Over the past ten years Marris and his team have mapped the station via 100 soil pits and planted 600ha of vines, matching varieties to the soil type. A winery was built in time for the 2020 harvest and the Leefield Station and The Craft Series brands developed. The farm’s original 100-year-old woolshed has been meticulously restored, and the past few years have seen the development of ‘The Village’, a collection of communal buildings reminiscent of a traditional farm hub, including a dining hall and village green. Leefield Station remains a working farm, registered as an Angus cattle breeder, running Romney and Hampshire sheep and Berkshire pigs on its hillsides, while grapes occupy the flatlands. Fencing, shelter plantings, water and feed supplies have been improved, and they have established a huge dam landscaped as a lake. All up, there is some 200ha of parkland and streams, 1000ha of stocked hillsides and 300ha of native bush – not only a sophisticated and sustainable farm ecosystem but also a unique wine tourism experience. Marris has brought Australian and UK buyers to sit by the stream and taste the Marisco Vineyards wines amongst its buildings and vines. He says there’s “never any need to do the hard sell” as the Marisco Vineyards ethos is there all around them. The Village has been used for community events such as Pony Club and Hound Shows, and of course, the bull sale took place on the village green, the animals calmly at home in the environment where they were raised. Marris says, “There was a lot of satisfaction and pride that day, seeing all the elements of Leefield Station come together as we as a family and company had planned”. He views the unique farm system as an integral aspect of Marisco Vineyard’s wines, commenting that their consumers “get more than just a slice of NZ wine, they also get integrity and authenticity, a unique expression of this land”.

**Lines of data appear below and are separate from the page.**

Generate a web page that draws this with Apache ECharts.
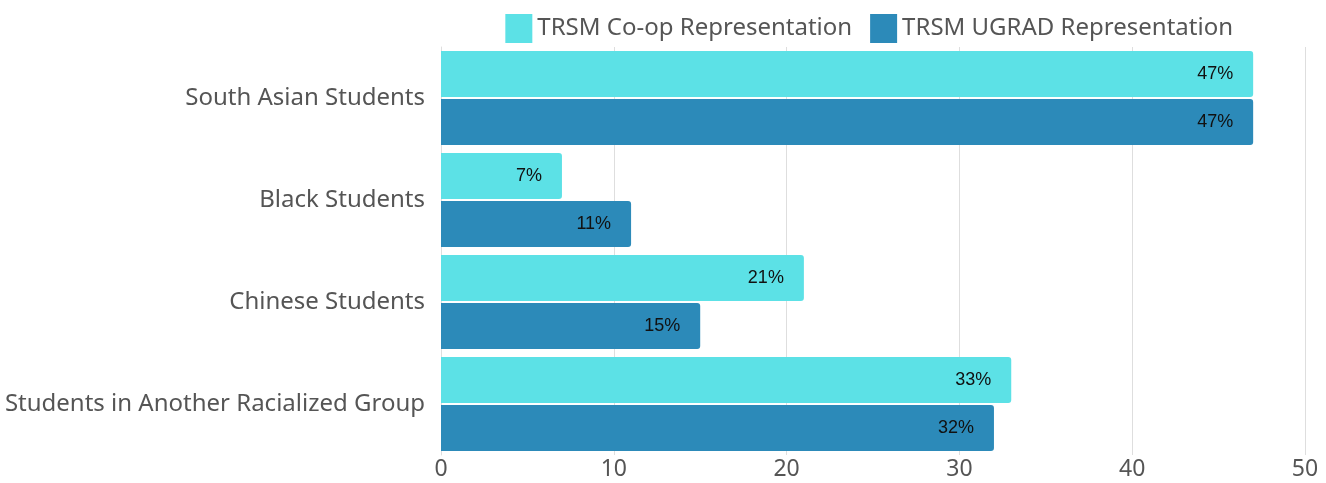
<!DOCTYPE html>
<html>
<head>
<meta charset="utf-8">
<script src="https://cdn.jsdelivr.net/npm/echarts@6/dist/echarts.min.js"></script>
<style>
  html, body { margin: 0; padding: 0; background: #fff; }
  #chart { width: 1326px; height: 483px; }
</style>
</head>
<body>
<div id="chart"></div>
<script>
// 分类（从上到下）
const categories = ['South Asian Students', 'Black Students', 'Chinese Students', 'Students in Another Racialized Group'];
const coopValues = [47, 7, 21, 33];
const ugradValues = [47, 11, 15, 32];
const xTicks = [0, 10, 20, 30, 40, 50];

const chart = echarts.init(document.getElementById('chart'));

const labelStyle = {
  show: true,
  position: 'insideRight',
  distance: 20,
  color: '#111',
  fontSize: 18,
  fontFamily: 'Liberation Sans, Arial, sans-serif',
  formatter: p => p.value + '%'
};

const option = {
  animation: false,
  legend: {
    top: 9,
    right: 88,
    itemWidth: 27,
    itemHeight: 29,
    itemGap: 18,
    icon: 'rect',
    textStyle: { color: '#555', fontSize: 24, fontFamily: 'Noto Sans' },
    data: ['TRSM Co-op Representation', 'TRSM UGRAD Representation']
  },
  grid: { left: 441, right: 21, top: 47, bottom: 28 },
  xAxis: {
    type: 'value',
    min: xTicks[0],
    max: xTicks[xTicks.length - 1],
    interval: 10,
    axisLine: { show: false },
    axisTick: { show: false },
    axisLabel: { color: '#555', fontSize: 23, fontFamily: 'Noto Sans', margin: 3 },
    splitLine: { show: true, lineStyle: { color: '#dedede', width: 1 } }
  },
  yAxis: {
    type: 'category',
    inverse: true,
    data: categories,
    axisLine: { show: true, lineStyle: { color: '#dedede' } },
    axisTick: { show: false },
    axisLabel: { color: '#555', fontSize: 24, fontFamily: 'Noto Sans', margin: 16 }
  },
  series: [
    {
      name: 'TRSM Co-op Representation',
      type: 'bar',
      data: coopValues,
      barGap: '4%',
      barCategoryGap: '8%',
      itemStyle: { color: '#5ce1e6', borderRadius: [0, 3, 3, 0] },
      label: labelStyle
    },
    {
      name: 'TRSM UGRAD Representation',
      type: 'bar',
      data: ugradValues,
      barGap: '4%',
      barCategoryGap: '8%',
      itemStyle: { color: '#2c8ab9', borderRadius: [0, 3, 3, 0] },
      label: labelStyle
    }
  ]
};

chart.setOption(option);
window.addEventListener('resize', () => chart.resize());
</script>
</body>
</html>
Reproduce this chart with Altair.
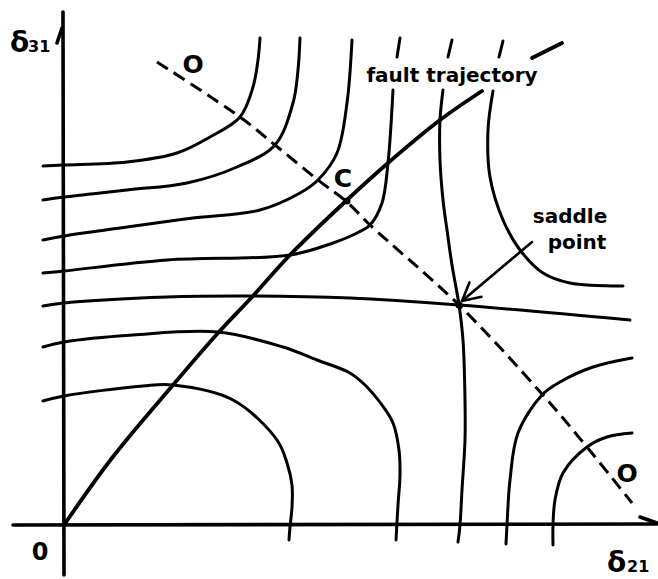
import altair as alt
import numpy as np
import pandas as pd

# ---- contour lines of the energy surface, in (delta21, delta31) plot units ----
a1_x = [-21, 0, 63, 113, 146, 176, 189, 194, 196]
a1_y = [359, 360, 363, 372, 388, 408, 438, 465, 487]

a2_x = [-21, 0, 63, 123, 173, 211, 229, 234, 236]
a2_y = [325, 328, 335, 342, 358, 380, 422, 455, 487]

a3_x = [-21, 0, 63, 129, 196, 236, 254, 273, 283, 288]
a3_y = [285, 289, 298, 307, 315, 332, 345, 372, 422, 485]

a4_x = [-21, 0, 103, 226, 269, 293, 306, 318, 324, 329]
a4_y = [252, 254, 265, 270, 282, 292, 300, 322, 362, 435]
a4_top_x = [333, 336]
a4_top_y = [468, 487]

h_x = [-21, 0, 103, 188, 286, 395, 566]
h_y = [219, 222, 228, 229, 227, 220, 205]

b1_x = [379, 376, 376, 379, 383, 388, 395, 399, 401, 401, 398, 396, 394]
b1_y = [435, 405, 365, 325, 295, 260, 220, 185, 125, 85, 35, 0, -17]
b1_top_x = [384, 388]
b1_top_y = [468, 485]

b2_x = [429, 424, 426, 439, 456, 479, 506, 559]
b2_y = [434, 395, 348, 305, 275, 252, 242, 239]
b2_top_x = [435, 439]
b2_top_y = [468, 484]

a5_x = [-21, 0, 69, 154, 219, 253, 286, 303, 318, 329, 335, 336, 334, 332]
a5_y = [178, 183, 190, 193, 178, 165, 152, 138, 120, 102, 75, 50, 20, -15]

a6_x = [-21, 0, 79, 109, 169, 213, 223, 228, 228, 226, 225]
a6_y = [124, 129, 139, 140, 125, 85, 62, 40, 18, -2, -15]

r1_x = [568, 529, 496, 478, 454, 446, 443, 442]
r1_y = [167, 158, 143, 130, 92, 45, 0, -19]

r2_x = [568, 543, 523, 499, 491, 489, 489]
r2_y = [92, 88, 78, 52, 25, 0, -20]

# ---- fault trajectory (broken where its label sits) ----
traj_x = [0, 48, 109, 154, 188, 226, 283, 324, 376, 418]
traj_y = [0, 67, 140, 192, 228, 270, 325, 362, 405, 434]
traj_top_x = [468, 498]
traj_top_y = [467, 482]

# ---- valley line O - C - saddle - O ----
valley_x = [93, 176, 211, 254, 283, 306, 395, 478, 523, 568]
valley_y = [463, 408, 380, 345, 323, 300, 220, 131, 78, 22]

# ---- special points ----
point_names = ["C", "saddle"]
point_x = [283, 395]
point_y = [324, 220]

# ---- axes with half arrow-heads ----
axis_names = ["y_axis", "y_head", "x_axis", "x_head"]
axis_x = [[0, -1], [-7, -2], [-51, 593], [576, 593]]
axis_y = [[-50, 513], [482, 497], [0, 1], [8, 2]]

# ---- pointer to the saddle point ----
arrow_tail = [468, 283]
arrow_tip = [398, 224]


def curves_frame(curves):
    rows = []
    for name, xs, ys in curves:
        for i, (x, y) in enumerate(zip(xs, ys)):
            rows.append({"curve": name, "idx": i, "x": x, "y": y})
    return pd.DataFrame(rows)


contours = curves_frame([
    ("a1", a1_x, a1_y), ("a2", a2_x, a2_y), ("a3", a3_x, a3_y),
    ("a4", a4_x, a4_y), ("a4_top", a4_top_x, a4_top_y),
    ("h", h_x, h_y),
    ("b1", b1_x, b1_y), ("b1_top", b1_top_x, b1_top_y),
    ("b2", b2_x, b2_y), ("b2_top", b2_top_x, b2_top_y),
    ("a5", a5_x, a5_y), ("a6", a6_x, a6_y),
    ("r1", r1_x, r1_y), ("r2", r2_x, r2_y),
])
trajectory = curves_frame([("t", traj_x, traj_y), ("t_top", traj_top_x, traj_top_y)])
valley = curves_frame([("v", valley_x, valley_y)])
axes = curves_frame(list(zip(axis_names, axis_x, axis_y)))

# open arrow-head: two barbs swung +-28 degrees off the shaft
tip = np.array(arrow_tip, dtype=float)
back = np.array(arrow_tail, dtype=float) - tip
back /= np.linalg.norm(back)
barbs = []
for ang in (np.radians(28), -np.radians(28)):
    rot = np.array([[np.cos(ang), -np.sin(ang)], [np.sin(ang), np.cos(ang)]])
    barbs.append(tip + 20 * rot @ back)
arrow = curves_frame([
    ("shaft", [arrow_tail[0], arrow_tip[0]], [arrow_tail[1], arrow_tip[1]]),
    ("barb1", [barbs[0][0], tip[0]], [barbs[0][1], tip[1]]),
    ("barb2", [barbs[1][0], tip[0]], [barbs[1][1], tip[1]]),
])
points = pd.DataFrame({"name": point_names, "x": point_x, "y": point_y})

xs = alt.Scale(domain=[-64, 594], nice=False, zero=False)
ys = alt.Scale(domain=[-54, 525], nice=False, zero=False)
X = alt.X("x:Q", scale=xs, axis=None)
Y = alt.Y("y:Q", scale=ys, axis=None)


def lines(df, width, dash=None, interp="catmull-rom"):
    kw = dict(color="black", strokeWidth=width, strokeCap="round", interpolate=interp)
    if dash:
        kw["strokeDash"] = dash
        kw["strokeCap"] = "butt"
    return alt.Chart(df).mark_line(**kw).encode(
        x=X, y=Y, detail="curve:N", order="idx:Q"
    )


one = pd.DataFrame({"k": [0]})
FONT = "DejaVu Sans"


def label(text, x, y, size, align="center"):
    return alt.Chart(one).mark_text(
        text=text, font=FONT, fontWeight="bold", fontSize=size,
        align=align, baseline="alphabetic", color="black",
    ).encode(
        x=alt.datum(x, scale=xs, axis=None),
        y=alt.datum(y, scale=ys, axis=None),
    )


layers = [
    lines(axes, 3.6, interp="linear"),
    lines(contours, 3.0),
    lines(trajectory, 3.8),
    lines(valley, 3.0, dash=[13, 7]),
    lines(arrow, 2.6, interp="linear"),
    alt.Chart(points).mark_point(filled=True, color="black", size=50, opacity=1).encode(x=X, y=Y),
    label("fault trajectory", 388, 443, 20),
    label("saddle", 506, 302, 20),
    label("point", 513, 276, 20),
    label("C", 279, 338, 25),
    label("O", 129, 452, 25),
    label("O", 563, 43, 25),
    label("0", -24, -35, 24),
    label("δ", -54, 473, 28, align="left"),
    label("31", -36, 473, 16, align="left"),
    label("δ", 543, -47, 28, align="left"),
    label("21", 563, -47, 16, align="left"),
]

chart = alt.layer(*layers).properties(
    width=658, height=579, padding=0, autosize="none", background="white"
).configure_view(stroke=None)

chart.save("out.html", embed_options={"renderer": "svg", "actions": False})
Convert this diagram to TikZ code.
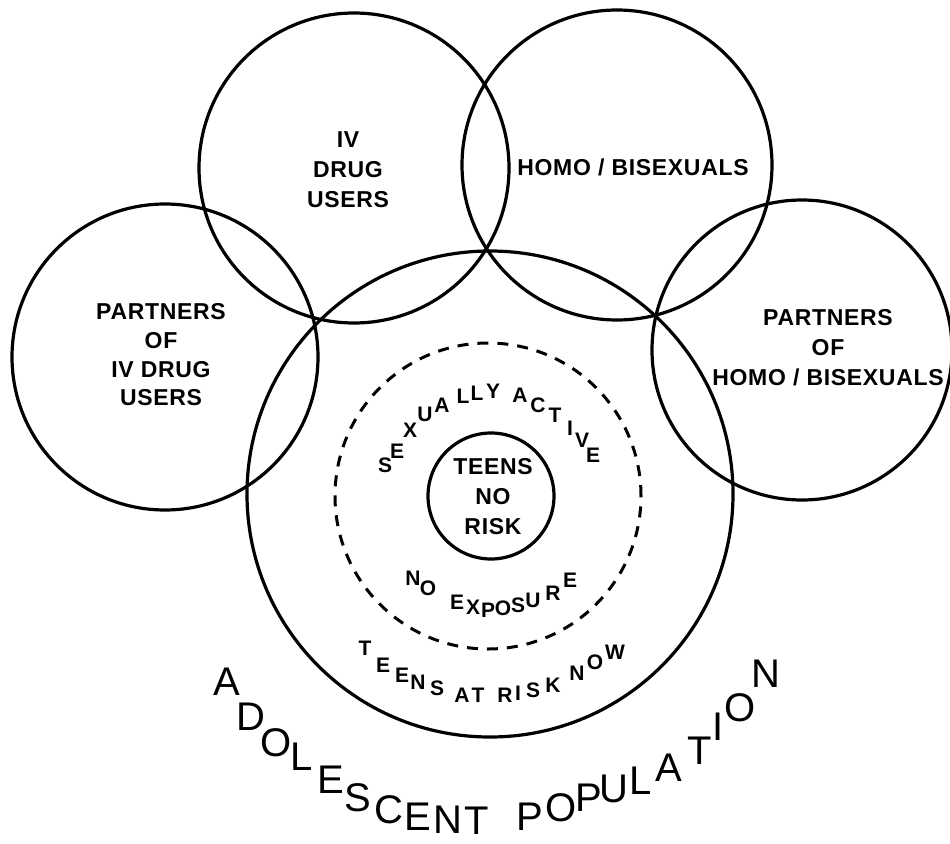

Leefield Station’s whole system integration, owning their vineyards and wineries, and having dedicated teams is very important to Marris, the key to maintaining Marisco Vineyard’s control from the vineyard to finished wine which he says pays dividends in the wines’ consistent quality and style. Over 95% of Marisco Vineyard’s fruit comes from their vineyards, and they’re aiming for 100%. The two wineries allow fruit to be processed within an hour of picking, reducing impact from oxidation and phenolics, and contributing towards their fresh, fruit-focused styles. Marris says as the vines, and the vineyard and winery teams have matured, they’ve seen an increase in “site expression, balance, flavour – and confidence in ourselves.”
Marris has a clear idea of where Marisco Vineyard’s core focus is and prefers to keep improving upon this rather than seek change for its own sake, stating that he is not interested in Marisco Vineyards trying to be all things to all people. He is also not one for sitting still. With the vision for Leefield Station coming to fruition, the next steps are taking the company towards carbon negativity, examining all aspects of their environmental footprint for areas of improvement. A second stage of the Leefield Station winery has solar units incorporated into its building panels, all winery water and grape marc are returned to the property, there is an intensive recycling programme that turns plastic containers into vineyard posts, and of course, all food scraps make their way to the resident Berkshire pigs. They have established a native plant nursery, growing and planting 5,000 trees annually, and two recent ‘50-year floods’ have provided opportunity to futureproof flood management around the properties. Ongoing vine planting is focused on areas that may previously have been considered marginal but will help mitigate climate change impacts as well as diversify fruit expression.
This longer-term outlook extends to family. Of Brent and Rosemary Marris’s four daughters, the eldest Emma is a winemaker managing the Leefield Station winery, who has recently delved further into its business aspects working at a mergers and acquisition firm; Georgia is in sales and marketing, with a growing eye for international markets, and while the other two are finishing university, they too have a keen interest in Marisco Vineyards and its future plans.
Marris says the string of medals and trophies at local and international wine shows, accolades such as those achieved within this magazine and enviable sales data from both NZ, Australia and UK mean they feel confident Marisco Vineyards is on the right track. They have consistency in not only their production process but also in the branding and message they deliver to their consumers, which is about to be ramped up via a global ad campaign.
Marris is excited by what’s to come, outlining, “We’ve continued the journey of the station’s history, with the bulls, sheep, cattle, anchored it with the building to when it was first established over 100 years ago, and then brought modern Marlborough to it via the vineyards and a winery”. He says, “to dovetail both farming with viticulture and winemaking, and take that to the world… I think in 50 years’ time, this is going to become a very special place that is going to be seen internationally as a wonderful asset for Marlborough”.